The Cardinals upended the Tigers’ early 2-0 lead with some help from the kind of play that doomed Detroit two decades ago: a pitcher fielding error.

But first there was the missed play.

Nolan Gorman snapped a 0 for 7 stretch for himself with a single to lead off the fifth inning. Saggese followed with a walk. When Nathan Church chopped a ground ball to second base, the Tigers had a chance to spin a double play and unplug the Cardinals’ rally before it got going. Second baseman Torres misfired on the throw, and the only out the Tigers could get was at second thanks to Javier Baez’s adjustment.

 

The Cardinals pounced on the Tigers’ mistake.
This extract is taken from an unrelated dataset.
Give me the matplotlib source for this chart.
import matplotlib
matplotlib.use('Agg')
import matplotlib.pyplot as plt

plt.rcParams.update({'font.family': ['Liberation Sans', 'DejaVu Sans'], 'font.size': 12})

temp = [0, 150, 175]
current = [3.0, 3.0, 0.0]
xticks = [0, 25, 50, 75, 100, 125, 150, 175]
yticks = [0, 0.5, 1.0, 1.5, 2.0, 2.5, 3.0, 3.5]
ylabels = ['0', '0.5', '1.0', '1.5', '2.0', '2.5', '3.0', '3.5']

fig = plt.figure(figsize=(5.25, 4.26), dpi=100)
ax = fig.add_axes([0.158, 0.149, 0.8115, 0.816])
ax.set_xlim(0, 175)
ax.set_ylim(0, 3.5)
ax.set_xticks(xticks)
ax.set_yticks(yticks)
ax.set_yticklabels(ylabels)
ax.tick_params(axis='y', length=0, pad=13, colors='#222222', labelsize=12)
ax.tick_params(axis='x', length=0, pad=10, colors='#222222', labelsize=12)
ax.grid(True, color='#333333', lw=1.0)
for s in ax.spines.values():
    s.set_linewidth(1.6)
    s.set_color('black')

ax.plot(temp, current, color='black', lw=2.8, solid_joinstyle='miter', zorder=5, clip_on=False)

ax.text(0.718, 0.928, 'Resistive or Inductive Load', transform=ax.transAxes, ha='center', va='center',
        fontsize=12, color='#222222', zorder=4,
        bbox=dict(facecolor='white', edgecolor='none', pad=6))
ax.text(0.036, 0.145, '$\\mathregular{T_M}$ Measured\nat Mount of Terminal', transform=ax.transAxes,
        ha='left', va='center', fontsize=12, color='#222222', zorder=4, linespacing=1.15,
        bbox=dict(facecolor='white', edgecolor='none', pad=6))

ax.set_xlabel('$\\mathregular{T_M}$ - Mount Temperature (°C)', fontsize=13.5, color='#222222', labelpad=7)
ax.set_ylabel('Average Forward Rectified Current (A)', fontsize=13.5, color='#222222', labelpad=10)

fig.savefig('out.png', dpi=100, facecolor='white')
Pedro Pages lifted a single to right that scored Gorman and cut the Tigers’ lead in half, and Church raced for third to get himself 90 feet away from a tie game. Pages entered the game on a 0 for 8 stretch, and Church has gone 22 at-bats without reaching safely. Yet, the rally that would flip the game began with them.

Cue the PFP.

The Tigers famously committed a series of poor plays on defense during the 2006 World Series, and it was such news that the following spring, reporters lined up to watch Detroit’s players going through Pitcher’s Fielding Practice, of PFP.

Detroit lifted starter Keider Montero for a lefty reliever, Enmanuel De Jesus, to face No. 9 hitter Victor Scott II. The Cardinals’ center fielder immediately tested De Jesus with a bunt back toward him. Church scored easily to tie the game, and when De Jesus tried to throw to first to get Scott, he channeled his inner 2006 Tiger. The throw bounced past first base and allowed Pages to reach third and Scott to arrive at second.
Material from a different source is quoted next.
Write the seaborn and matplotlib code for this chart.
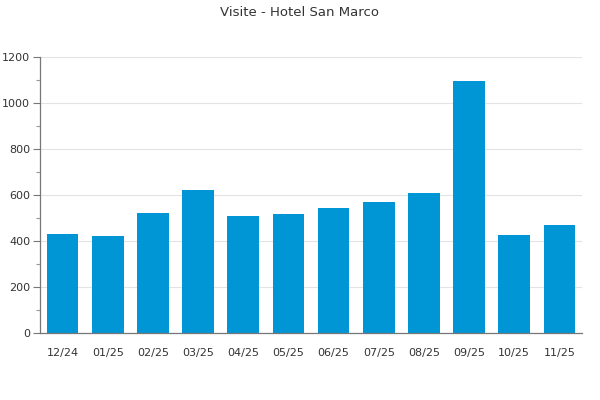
import matplotlib
matplotlib.use("Agg")
import matplotlib.pyplot as plt
from matplotlib.ticker import MultipleLocator
import pandas as pd
import seaborn as sns

months = ["12/24", "01/25", "02/25", "03/25", "04/25", "05/25",
          "06/25", "07/25", "08/25", "09/25", "10/25", "11/25"]
visits = [432, 423, 523, 623, 510, 519, 545, 571, 610, 1097, 427, 471]

sns.set_theme(style="white")
plt.rcParams["font.family"] = ["DejaVu Sans"]

df = pd.DataFrame({"Mese": months, "Visite": visits})

fig = plt.figure(figsize=(6, 4), dpi=100)
ax = fig.add_axes([0.0667, 0.1675, 0.9033, 0.69])
sns.barplot(data=df, x="Mese", y="Visite", color="#0096d6", saturation=1,
            width=0.7, linewidth=0, edgecolor="none", ax=ax, zorder=2)

ax.set_ylim(0, 1200)
ax.set_xlim(-0.5, len(months) - 0.5)
ax.yaxis.set_major_locator(MultipleLocator(200))
ax.yaxis.set_minor_locator(MultipleLocator(100))
ax.grid(axis="y", which="major", color="#e3e3e3", lw=0.8, zorder=0)
ax.set_axisbelow(True)
ax.set_xlabel(""); ax.set_ylabel("")
for s in ["top", "right"]:
    ax.spines[s].set_visible(False)
for s in ["left", "bottom"]:
    ax.spines[s].set_color("#777777")
    ax.spines[s].set_linewidth(0.9)
ax.tick_params(axis="y", which="major", left=True, length=5, width=0.8,
               color="#777777", labelsize=8, labelcolor="#333333", pad=2)
ax.tick_params(axis="y", which="minor", left=True, length=3, width=0.8, color="#999999")
ax.tick_params(axis="x", bottom=False, labelsize=8, labelcolor="#333333", pad=5)

fig.suptitle("Visite - Hotel San Marco", y=0.985, fontsize=9.5, color="#333333")
fig.savefig("out.png", dpi=100)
Two batters later, Detroit made the curious decision to have the lefty De Jesus pitch to Herrera with first base open.

Herrera laced a single to right to break the tie and push the Cardinals ahead, 4-2.

Each of the final three runs scored could be traced back to the Cardinals exploiting a miss by the Tigers. There was Church scoring on the bunt when he should have been out on the double play. There was Scott scoring on Herrera’s single when he should have been out at first. And there was Herrera singling when arguably he should have been put on first base to create a left-on-left duel for De Jesus against Alec Burleson. Three missteps and Cardinals led by two.

Leahy changes it up

In his second start as a full-time member of the rotation, Leahy improved on his previous start – not by pitching deeper into the game but by confounding the opponents more.

Both of the runs Leahy allowed came on Carpenter’s two-run homer in the third for the Tigers’ 2-0 lead. Leahy scattered four other hits through his five innings and mixed in three walks as well. That bloated his pitch count to 63 through three innings and that limited how deep into the game he could go.

Leahy struck out four, and he did so often with his changeup that upset the Tigers’ timing. Three of Leahy’s four strikeouts finished the changeup.

Of the nine times the Tigers swung at his changeup, they missed five times.

The mix of six different pitches and the ability to land each for a strike helped Leahy navigate a difficult Tigers lineup that was stacked with five left-handed batters to challenge him. Three of Leahy’s strikeouts came in the first inning, and from there he was mostly on the ground – except for the ball that Carpenter hit 425 feet to dead-center for a home run.

Leahy had just plotted a course out of trouble in the third inning when Carpenter struck. The Cardinals’ right-hander vexed rookie Kevin McGonigle with a changeup to get a strikeout with a runner on base. A meek groundout followed, and the Tigers were an out away from wasting a leadoff single. Carpenter fixed that.

And then Leahy settled.

He allowed only two more hits and only one other Tiger reached scoring position.

ABS challenges galore

From the start of NBC’s Sunday Night Baseball, neither team was hesitant at all to challenge balls and strikes at the home plate.

The Cardinals, the last team in the majors to get an overturned call using the new Automated Ball-Strike (ABS) system, got plenty of practice Sunday. Through five innings, the two teams had combined for seven challenges of calls by home-plate umpire Mark Wegner. Five of those calls were overturned. In the fourth inning, Herrera had a ball flipped to a called strike three by the Tigers’ ABS challenge.